05 June 2012

A lunchtime conversation

Today at lunch I sat with two male faculty members (F1 & F2) and two other female staff members (S1 & S2). This is my attempt at reconstructing part of our conversation.

F1: I've always dreamed of doing an art exhibit with children's art all hung up on a long row of refrigerators.

Me: Oh! You know what would be really cool? If it just looked like children's art but was really stuff like blood and guts and...dinosaurs raping people.

F2: Dinosaurs raping people?
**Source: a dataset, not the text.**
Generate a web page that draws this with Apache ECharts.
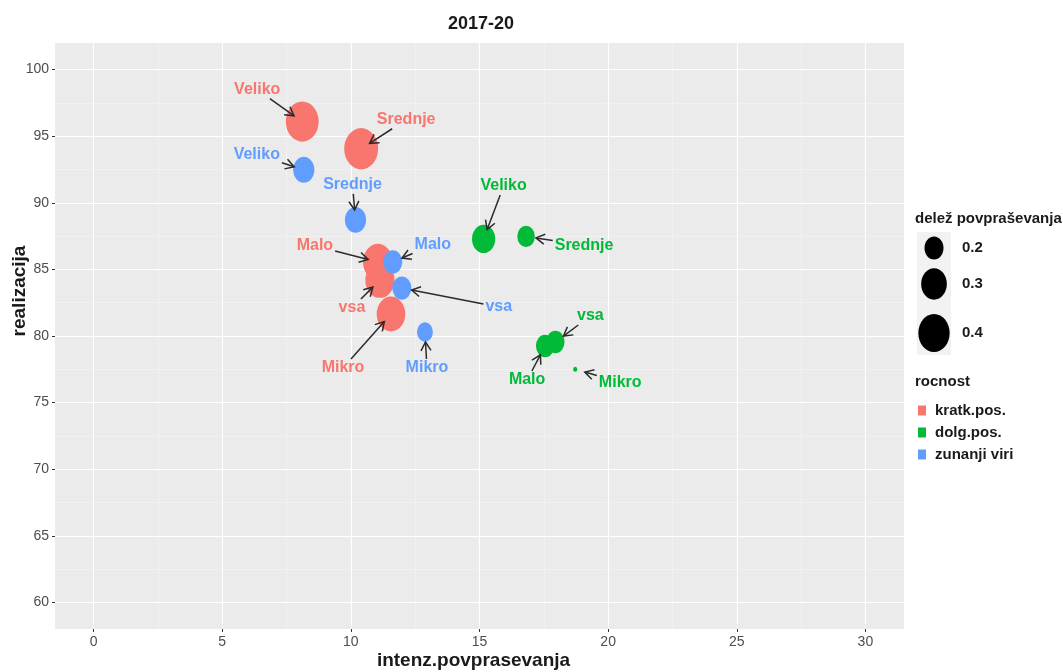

It sounds like you have a fantasy there. (F1 & F2 are sniggering.)

Me: That's f'ing disgusting.

F2: Did you say "f'ing"?

Me: Yes.

F2: That's as close as you've ever come to swearing around me.

Me: That's because you're here. (Pause while F1 continues to snigger at dinosaur rape fantasy accusation and F2 laughs at both accusation and almost-swear-incident. I can't bear to be outdone by F2's crack about dinosaur rape fantasy.) But you know, their tails are ribbed for her pleasure.

(S1 almost falls off her stool and covers her mouth with her napkin to keep food from flying out while she shakes with laughter.)

F1 & F2: What?

Me: I said, dinosaur tails are ribbed for pleasure.

(Awkward silence while I grin smugly and bask in the glory of my strange wit.)

F2: You have a very twisted sense of humor.

Me: Oh, come on! The point is the irony! I have a dark sense of humor, not a fantasy of being raped by a reptile.